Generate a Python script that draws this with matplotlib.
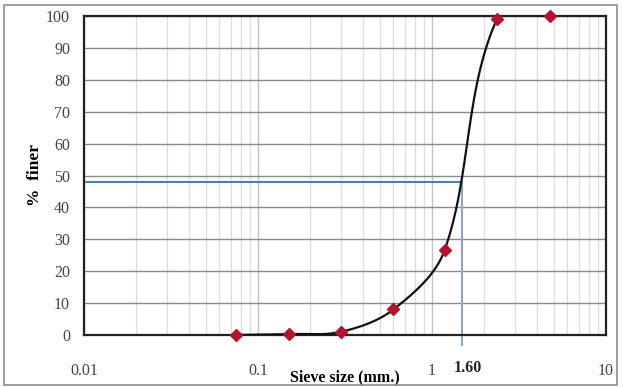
import numpy as np
import matplotlib.pyplot as plt
from matplotlib.patches import Rectangle
from matplotlib.ticker import LogLocator, NullFormatter, FixedLocator

# sieve analysis data
sieve_mm = [0.075, 0.15, 0.3, 0.6, 1.18, 2.36, 4.75]
pct_finer = [0.0, 0.3, 1.0, 8.0, 26.5, 99.0, 100.0]

d50_y = 48.0
d50_x = 1.48
d50_label = '1.60'

x_ticks = [0.01, 0.1, 1, 10]
x_ticklabels = ['0.01', '0.1', '1', '10']
y_ticks = np.arange(0, 101, 10)

SERIF = ['Liberation Serif', 'DejaVu Serif']


def smooth_line(xs, ys, w=522.0, h=320.0, n=80):
    # bezier smoothing, done in pixel-like space so it looks like a spreadsheet curve
    u = (np.log10(xs) + 2) / 3 * w
    v = np.asarray(ys) / 100 * h
    P = np.column_stack([u, v])
    tang = []
    for i in range(len(P)):
        a = P[max(i - 1, 0)]
        b = P[min(i + 1, len(P) - 1)]
        d = b - a
        tang.append(d / np.hypot(*d))
    out = []
    for i in range(len(P) - 1):
        p1, p2 = P[i], P[i + 1]
        L = np.hypot(*(p2 - p1)) / 3
        c1 = p1 + tang[i] * L
        c2 = p2 - tang[i + 1] * L
        t = np.linspace(0, 1, n)[:, None]
        seg = (1 - t) ** 3 * p1 + 3 * (1 - t) ** 2 * t * c1 + 3 * (1 - t) * t ** 2 * c2 + t ** 3 * p2
        out.append(seg)
    seg = np.vstack(out)
    return 10 ** (seg[:, 0] / w * 3 - 2), seg[:, 1] / h * 100


fig = plt.figure(figsize=(6.29, 3.87), dpi=100)
ax = fig.add_axes([84 / 629, 1 - 335 / 387, 522 / 629, 319 / 387])

ax.set_xscale('log')
ax.set_xlim(0.01, 10)
ax.set_ylim(0, 100)

ax.xaxis.set_major_locator(FixedLocator(x_ticks))
ax.xaxis.set_minor_locator(LogLocator(base=10, subs=np.arange(2, 10)))
ax.xaxis.set_minor_formatter(NullFormatter())
ax.set_xticklabels(x_ticklabels)
ax.set_yticks(y_ticks)

ax.grid(which='minor', axis='x', color='#dcdcdc', lw=0.9)
ax.grid(which='major', axis='x', color='#c4c4c4', lw=1.0)
ax.grid(which='major', axis='y', color='#8a8a8a', lw=1.0)
ax.set_axisbelow(True)

for s in ax.spines.values():
    s.set_color('#222222')
    s.set_linewidth(1.6)

ax.tick_params(which='both', length=0)
ax.tick_params(axis='x', pad=20)
ax.tick_params(axis='y', pad=10)
for lbl in ax.get_xticklabels() + ax.get_yticklabels():
    lbl.set_family(SERIF)
    lbl.set_fontsize(11.5)
    lbl.set_color('#444444')

# D50 guide lines
ax.plot([0.01, d50_x], [d50_y, d50_y], color='#4f7db8', lw=1.5, zorder=2)
ax.plot([d50_x, d50_x], [-3, d50_y], color='#8ea6c6', lw=1.5, zorder=2, clip_on=False)

sx, sy = smooth_line(sieve_mm, pct_finer)
ax.plot(sx, sy, color='#111111', lw=1.6, zorder=3)
ax.plot(sieve_mm, pct_finer, ls='none', marker='D', ms=6, color='#b5122e',
        markeredgecolor='#b5122e', zorder=4, clip_on=False)

ax.text(1.6, -10.5, d50_label, ha='center', va='center', fontsize=11.5,
        fontweight='bold', family=SERIF, color='#222222')

ax.set_xlabel('Sieve size (mm.)', family=SERIF, fontsize=11.5, fontweight='bold',
              va='center')
ax.xaxis.set_label_coords(0.5, -(377 - 335) / 319)
ax.set_ylabel('%  finer', family=SERIF, fontsize=12.5, fontweight='bold', labelpad=2)

fig.patches.append(Rectangle((4 / 629, 2 / 387), 613 / 629, 380 / 387,
                             transform=fig.transFigure, fill=False,
                             edgecolor='#8c8c8c', lw=1.2))

fig.savefig('out.png', dpi=100)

SET PROBLEM:
Pick out every line of the listing containing the word "matplotlib", and show those lines.

IN RESPONSE:
Generate a Python script that draws this with matplotlib.
import matplotlib.pyplot as plt
from matplotlib.patches import Rectangle
from matplotlib.ticker import LogLocator, NullFormatter, FixedLocator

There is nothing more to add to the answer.